On Monday morning, just minutes before its ceremony honoring a list of "fallen journalists," the Newseum released an "update" saying that "serious questions" had been raised and, in response, it had "decided to re-evaluate the inclusion" of Mahmoud Al-Kumi and Hussam Salama "as journalists on our memorial wall pending further investigation."
The keynote speaker at the ceremony was Richard Engel, NBC's intrepid chief foreign correspondent who was held hostage in Syria for five days last December. Briefly addressing the controversy, Engel said, "just because you carry a camera and a notebook doesn't make you a journalist. A journalist has the responsibility to seek the truth no matter what it is, even if the story hurts your cause.
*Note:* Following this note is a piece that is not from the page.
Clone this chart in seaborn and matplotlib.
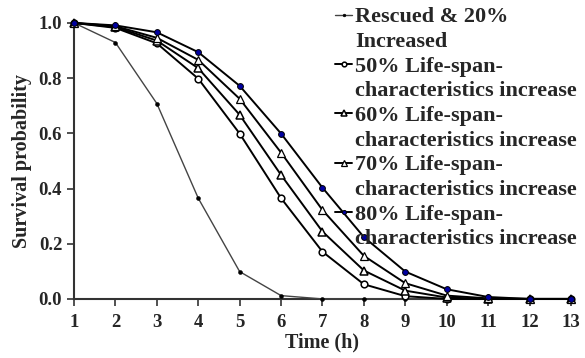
import matplotlib
matplotlib.use("Agg")
import matplotlib.pyplot as plt
from matplotlib.lines import Line2D
import seaborn as sns
import pandas as pd

time_h = [1, 2, 3, 4, 5, 6, 7, 8, 9, 10, 11, 12, 13]
rescued_20 = [1.0, 0.929, 0.708, 0.365, 0.099, 0.012, 0.0, 0.0, 0.0, 0.0, 0.0, 0.0, 0.0]
inc_50 = [1.0, 0.982, 0.926, 0.798, 0.599, 0.365, 0.171, 0.053, 0.010, 0.0, 0.0, 0.0, 0.0]
inc_60 = [1.0, 0.985, 0.936, 0.836, 0.667, 0.449, 0.244, 0.103, 0.030, 0.005, 0.0, 0.0, 0.0]
inc_70 = [1.0, 0.988, 0.946, 0.866, 0.725, 0.530, 0.322, 0.156, 0.057, 0.012, 0.002, 0.0, 0.0]
inc_80 = [1.0, 0.991, 0.966, 0.894, 0.772, 0.599, 0.403, 0.224, 0.099, 0.035, 0.007, 0.0, 0.0]

labels = ["Rescued & 20%\nIncreased",
          "50% Life-span-\ncharacteristics increase",
          "60% Life-span-\ncharacteristics increase",
          "70% Life-span-\ncharacteristics increase",
          "80% Life-span-\ncharacteristics increase"]
series = [rescued_20, inc_50, inc_60, inc_70, inc_80]

sns.set_style("white")
plt.rcParams['font.family'] = ['Liberation Serif', 'DejaVu Serif']
plt.rcParams['font.weight'] = 'bold'

fig = plt.figure(figsize=(5.85, 3.58), dpi=100)
ax = fig.add_axes([0.1265, 0.165, 0.8495, 0.771])

styles = [
    dict(color='#444444', lw=1.0, marker='o', ms=2.8, mfc='black', mec='black', mew=0.4),
    dict(color='black', lw=1.4, marker='o', ms=4.8, mfc='white', mec='black', mew=1.1),
    dict(color='black', lw=1.4, marker='^', ms=5.2, mfc='white', mec='black', mew=1.1),
    dict(color='black', lw=1.4, marker='^', ms=5.2, mfc='white', mec='black', mew=0.9),
    dict(color='black', lw=1.4, marker='o', ms=4.2, mfc='#0000a0', mec='black', mew=0.7),
]

for lab, vals, st in zip(labels, series, styles):
    df = pd.DataFrame({"Time": time_h, "Survival": vals})
    sns.lineplot(data=df, x="Time", y="Survival", ax=ax, label=lab,
                 clip_on=False, zorder=3, **st)

ax.set_xlim(1, 13)
ax.set_ylim(0, 1.0)
ax.set_xticks(time_h)
ax.set_yticks([0.0, 0.2, 0.4, 0.6, 0.8, 1.0])
ax.set_yticklabels(["0.0", "0.2", "0.4", "0.6", "0.8", "1.0"])
for s in ['top', 'right']:
    ax.spines[s].set_visible(False)
for s in ['left', 'bottom']:
    ax.spines[s].set_color('#333333')
    ax.spines[s].set_linewidth(1.5)
ax.tick_params(axis='both', which='major', direction='out', length=5, width=1.2,
               labelsize=13.5, color='#333333', bottom=True, left=True)
ax.tick_params(axis='x', pad=6)
for t in ax.get_xticklabels() + ax.get_yticklabels():
    t.set_fontweight('bold')
ax.set_xlabel("Time (h)", fontsize=14.5, fontweight='bold', labelpad=1)
ax.set_ylabel("Survival probability", fontsize=14.5, fontweight='bold', labelpad=5)

ax.get_legend().remove()
handles, labs = ax.get_legend_handles_labels()
# split two-line labels so each handle sits beside the first line
leg_handles, leg_labels = [], []
for h, l in zip(handles, labs):
    first, second = l.split("\n")
    leg_handles += [h, Line2D([], [], linestyle='none', marker='none')]
    leg_labels += [first, second]
leg = fig.legend(leg_handles, leg_labels, loc='upper left', bbox_to_anchor=(0.553, 1.012),
                 frameon=False, fontsize=16, handlelength=0.8, handletextpad=0.12,
                 labelspacing=0.185, borderpad=0.0, markerscale=0.7)
for t in leg.get_texts():
    t.set_fontweight('bold')

fig.savefig("out.png", dpi=100)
Journalists shouldn't have causes. They should have principles and beliefs. But this is where it gets tricky because who gets to draw the line?"
Fair question. Perhaps we start with the assumption that when U.S. government investigators go to the considerable time, expense, and trouble necessary to designate a terrorist organization, they may know what they are doing. And then let's continue the conversation from there.